Two previous trials ended with hung juries after lengthy deliberations. The third trial will begin January 6, a judge said at a hearing Wednesday in U.S. District Court in Miami.

The FBI used two paid informants to infiltrate the group, ending its sting with a dramatic warehouse raid. One of the informants, posing as an al Qaeda contact, said he would pay the men and give them hiking boots if they would pledge an oath to al Qaeda and take surveillance photos of buildings that al Qaeda wanted blown up.

According to testimony at the trials, the suspects did pledge their oath to the terrorist organization. After the informant bought them a camera, the men also took pictures of federal offices in Miami. The FBI even made tapes of the al Qaeda pledge and the scheme to blow up the buildings.

But at both trials, jurors had problems agreeing on convictions because no terrorist organization was aided and the materials provided were photos anyone could have taken.

Lygleson Lemorin, a 33-year-old Haitian immigrant, was acquitted of all charges at the first trial but still faces possible deportation. And so the Liberty City 7 became six.

Pierre Augustine, the father of two defendants, said his sons were homeless, gullible and framed. The pledge to al Qaeda, he said, was just stupidity.

"It's nonsense, because ... my son never traveled anywhere. How could [he] have got in touch with al Qaeda?" he said. "They came to him."

 

So let me ask you something.  If someone agrees to kill someone for money, but it's a sting, you can still charge them with attempted murder right?  Sure, no one was killed, but the INTENT was there, and that's what's important.

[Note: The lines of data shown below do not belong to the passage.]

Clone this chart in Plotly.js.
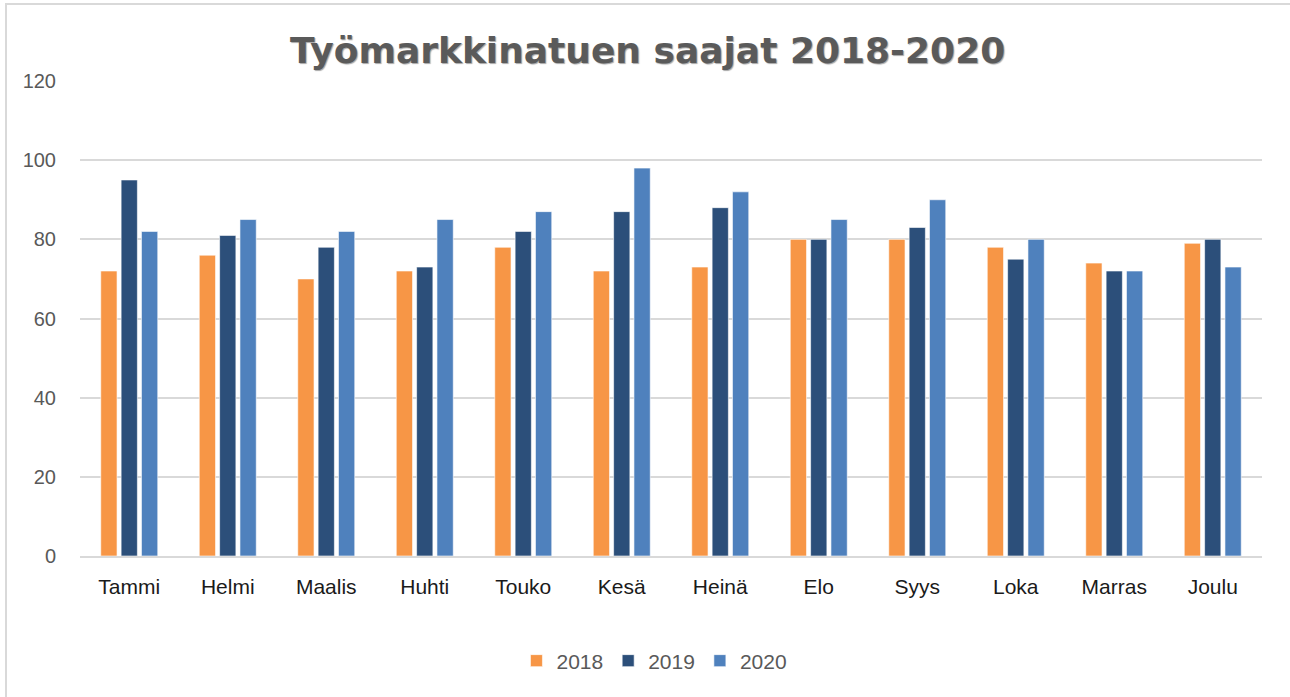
<!DOCTYPE html>
<html>
<head>
<meta charset="utf-8">
<script src="https://cdn.plot.ly/plotly-3.0.1.min.js"></script>
<style>
  html, body { margin: 0; padding: 0; background: #fff; }
  #chart { position: absolute; left: 0; top: 0; width: 1290px; height: 697px; }
  #frame { position: absolute; left: 5px; top: 3px; width: 1290px; height: 700px;
           border-left: 2px solid #d9d9d9; border-top: 2px solid #d9d9d9; pointer-events: none; }
</style>
</head>
<body>
<div id="chart"></div>
<div id="frame"></div>
<script>
const months = ["Tammi","Helmi","Maalis","Huhti","Touko","Kesä","Heinä","Elo","Syys","Loka","Marras","Joulu"];
const years = ["2018","2019","2020"];
const v2018 = [72,76,70,72,78,72,73,80,80,78,74,79];
const v2019 = [95,81,78,73,82,87,88,80,83,75,72,80];
const v2020 = [82,85,82,85,87,98,92,85,90,80,72,73];
const colors = ["#F79646","#2C4F7A","#4F81BD"];
const series = [v2018, v2019, v2020];

const traces = series.map((vals, i) => ({
  type: "bar",
  name: years[i],
  x: months,
  y: vals,
  marker: { color: colors[i], line: { color: "rgba(255,255,255,0.6)", width: 1 } },
  hoverinfo: "x+y+name"
}));

const layout = {
  width: 1290, height: 697,
  margin: { l: 80, r: 28, t: 81, b: 141 },
  paper_bgcolor: "#ffffff",
  plot_bgcolor: "#ffffff",
  barmode: "group",
  bargap: 0.38,
  bargroupgap: 0.2,
  title: {
    text: "<b>Työmarkkinatuen saajat 2018-2020</b>",
    font: { family: "DejaVu Sans, Liberation Sans, sans-serif", size: 36, color: "#5a5a5a",
            shadow: "1px 1px 1px rgba(0,0,0,0.35)" },
    x: 0.502, xanchor: "center", xref: "container",
    y: 0.928, yanchor: "middle", yref: "container"
  },
  xaxis: {
    tickfont: { family: "Liberation Sans, Arial, sans-serif", size: 21, color: "#1a1a1a" },
    showgrid: false,
    showline: true, linecolor: "#d9d9d9", linewidth: 2,
    ticks: "", ticklabelstandoff: 11
  },
  yaxis: {
    range: [0, 120],
    dtick: 20,
    tickfont: { family: "Liberation Sans, Arial, sans-serif", size: 20, color: "#595959" },
    showgrid: true, gridcolor: "#d9d9d9", gridwidth: 2,
    zeroline: false, showline: false,
    ticks: "", ticklabelstandoff: 23
  },
  legend: {
    orientation: "h",
    x: 0.486, xanchor: "center",
    y: -0.221, yanchor: "middle",
    font: { family: "Liberation Sans, Arial, sans-serif", size: 21, color: "#595959" },
    itemwidth: 30
  },
  showlegend: true
};

Plotly.newPlot("chart", traces, layout, { displayModeBar: false, responsive: false });
</script>
</body>
</html>
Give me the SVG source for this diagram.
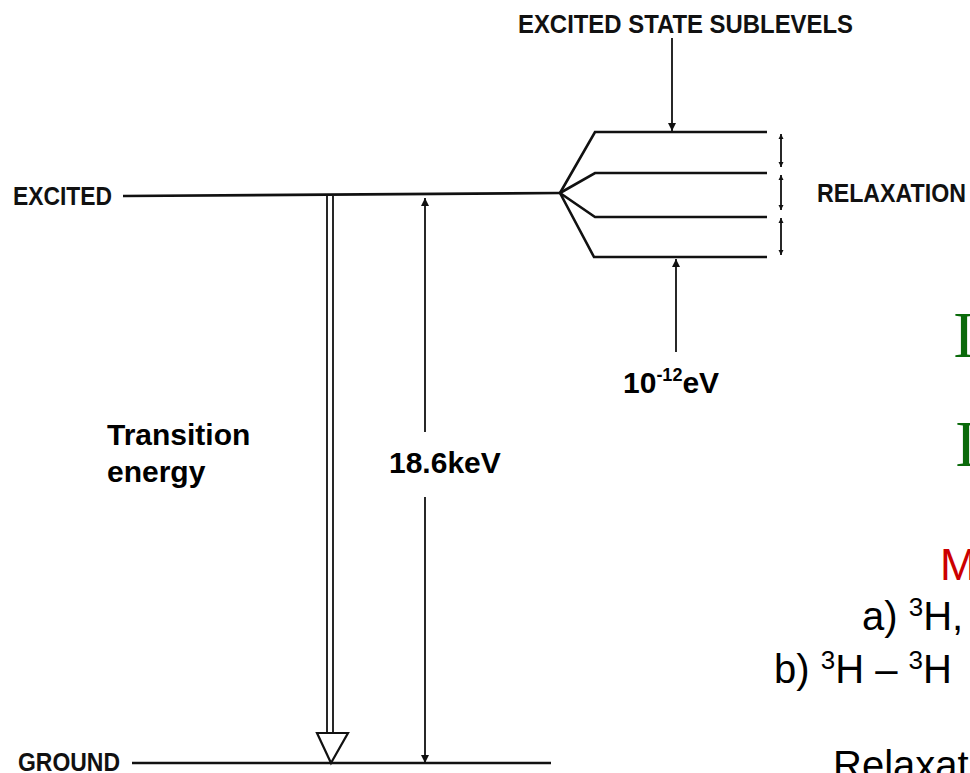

The pledge to al Qaeda, he said, was just stupidity.

Yes it was, and it is also criminal.  It doesn't matter if Al-Qaeda wasn't aided, it matters that this guy INTENDED to aid Al-Qaeda.  Make no mistake, these guys would have followed through with their plans if the authorities hadn't had broken it up, and now they are trying to weasel out of long jail sentences for conspiring to kill innocent American citizens.

If they HAD gone through with their plans, you'd see a ton of liberals coming out of the woodwork talking about "why didn't they connect the dots!"